_What you will do_
Leaving out every picture, copy the lines of the data exactly, from the first through the line containing "poly([L, R, R, L], [0, 0, v, v], front_colors[s])".
Data provided start
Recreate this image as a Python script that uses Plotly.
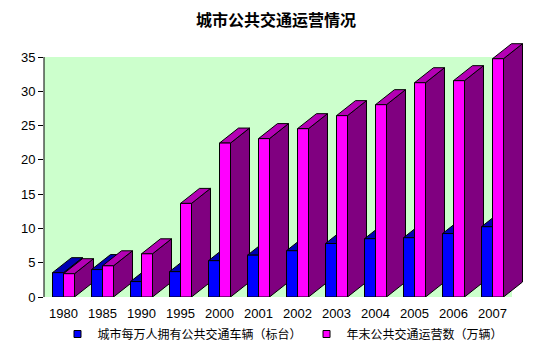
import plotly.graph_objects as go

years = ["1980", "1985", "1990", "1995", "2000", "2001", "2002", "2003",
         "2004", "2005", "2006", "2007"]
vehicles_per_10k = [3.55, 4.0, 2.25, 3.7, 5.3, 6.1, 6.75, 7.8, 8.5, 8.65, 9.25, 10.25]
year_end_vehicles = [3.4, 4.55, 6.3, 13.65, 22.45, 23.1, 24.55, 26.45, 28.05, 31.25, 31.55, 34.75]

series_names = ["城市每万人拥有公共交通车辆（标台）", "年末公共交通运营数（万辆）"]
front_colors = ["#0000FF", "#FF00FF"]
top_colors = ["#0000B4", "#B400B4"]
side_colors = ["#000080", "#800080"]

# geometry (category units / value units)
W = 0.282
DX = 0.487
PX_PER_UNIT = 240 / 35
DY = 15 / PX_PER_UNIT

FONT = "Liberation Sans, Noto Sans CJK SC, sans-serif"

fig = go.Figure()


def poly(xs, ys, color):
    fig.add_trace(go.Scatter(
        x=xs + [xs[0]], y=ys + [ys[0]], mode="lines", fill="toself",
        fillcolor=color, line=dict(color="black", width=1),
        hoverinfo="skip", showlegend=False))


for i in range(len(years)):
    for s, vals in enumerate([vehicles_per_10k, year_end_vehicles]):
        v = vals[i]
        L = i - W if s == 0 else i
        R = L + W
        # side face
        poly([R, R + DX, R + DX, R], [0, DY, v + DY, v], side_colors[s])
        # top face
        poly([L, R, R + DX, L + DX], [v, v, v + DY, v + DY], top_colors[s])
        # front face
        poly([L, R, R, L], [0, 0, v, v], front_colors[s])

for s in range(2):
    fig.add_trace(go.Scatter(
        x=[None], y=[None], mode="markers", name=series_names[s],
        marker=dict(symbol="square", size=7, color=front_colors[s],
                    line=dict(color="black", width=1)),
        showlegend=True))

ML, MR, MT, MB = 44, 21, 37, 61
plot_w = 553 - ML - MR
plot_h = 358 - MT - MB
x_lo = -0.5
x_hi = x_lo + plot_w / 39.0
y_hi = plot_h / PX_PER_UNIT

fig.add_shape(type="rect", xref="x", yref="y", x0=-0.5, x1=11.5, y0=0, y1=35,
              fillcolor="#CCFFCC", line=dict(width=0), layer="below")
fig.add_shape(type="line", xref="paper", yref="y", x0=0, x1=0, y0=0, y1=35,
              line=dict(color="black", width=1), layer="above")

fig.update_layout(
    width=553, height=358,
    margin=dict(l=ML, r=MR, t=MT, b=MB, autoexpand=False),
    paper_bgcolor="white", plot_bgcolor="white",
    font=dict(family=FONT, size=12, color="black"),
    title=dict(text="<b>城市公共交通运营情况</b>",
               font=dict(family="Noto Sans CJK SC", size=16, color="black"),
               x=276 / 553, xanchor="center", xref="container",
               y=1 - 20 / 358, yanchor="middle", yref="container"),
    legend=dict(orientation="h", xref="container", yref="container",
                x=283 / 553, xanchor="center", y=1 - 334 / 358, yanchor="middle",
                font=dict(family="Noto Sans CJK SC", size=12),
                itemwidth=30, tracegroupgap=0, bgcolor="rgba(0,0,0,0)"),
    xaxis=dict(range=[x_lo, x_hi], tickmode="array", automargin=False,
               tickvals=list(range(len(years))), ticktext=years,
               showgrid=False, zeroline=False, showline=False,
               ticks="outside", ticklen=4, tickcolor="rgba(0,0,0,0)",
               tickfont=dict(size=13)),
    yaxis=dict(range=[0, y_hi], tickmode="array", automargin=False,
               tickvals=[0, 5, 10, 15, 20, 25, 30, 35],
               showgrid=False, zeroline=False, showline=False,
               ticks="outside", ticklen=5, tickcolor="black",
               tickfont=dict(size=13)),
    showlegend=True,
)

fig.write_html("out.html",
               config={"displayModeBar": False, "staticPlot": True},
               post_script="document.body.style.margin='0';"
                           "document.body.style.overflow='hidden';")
Data provided end
_Exercise answer_
Recreate this image as a Python script that uses Plotly.
import plotly.graph_objects as go

years = ["1980", "1985", "1990", "1995", "2000", "2001", "2002", "2003",
         "2004", "2005", "2006", "2007"]
vehicles_per_10k = [3.55, 4.0, 2.25, 3.7, 5.3, 6.1, 6.75, 7.8, 8.5, 8.65, 9.25, 10.25]
year_end_vehicles = [3.4, 4.55, 6.3, 13.65, 22.45, 23.1, 24.55, 26.45, 28.05, 31.25, 31.55, 34.75]

series_names = ["城市每万人拥有公共交通车辆（标台）", "年末公共交通运营数（万辆）"]
front_colors = ["#0000FF", "#FF00FF"]
top_colors = ["#0000B4", "#B400B4"]
side_colors = ["#000080", "#800080"]

# geometry (category units / value units)
W = 0.282
DX = 0.487
PX_PER_UNIT = 240 / 35
DY = 15 / PX_PER_UNIT

FONT = "Liberation Sans, Noto Sans CJK SC, sans-serif"

fig = go.Figure()


def poly(xs, ys, color):
    fig.add_trace(go.Scatter(
        x=xs + [xs[0]], y=ys + [ys[0]], mode="lines", fill="toself",
        fillcolor=color, line=dict(color="black", width=1),
        hoverinfo="skip", showlegend=False))


for i in range(len(years)):
    for s, vals in enumerate([vehicles_per_10k, year_end_vehicles]):
        v = vals[i]
        L = i - W if s == 0 else i
        R = L + W
        # side face
        poly([R, R + DX, R + DX, R], [0, DY, v + DY, v], side_colors[s])
        # top face
        poly([L, R, R + DX, L + DX], [v, v, v + DY, v + DY], top_colors[s])
        # front face
        poly([L, R, R, L], [0, 0, v, v], front_colors[s])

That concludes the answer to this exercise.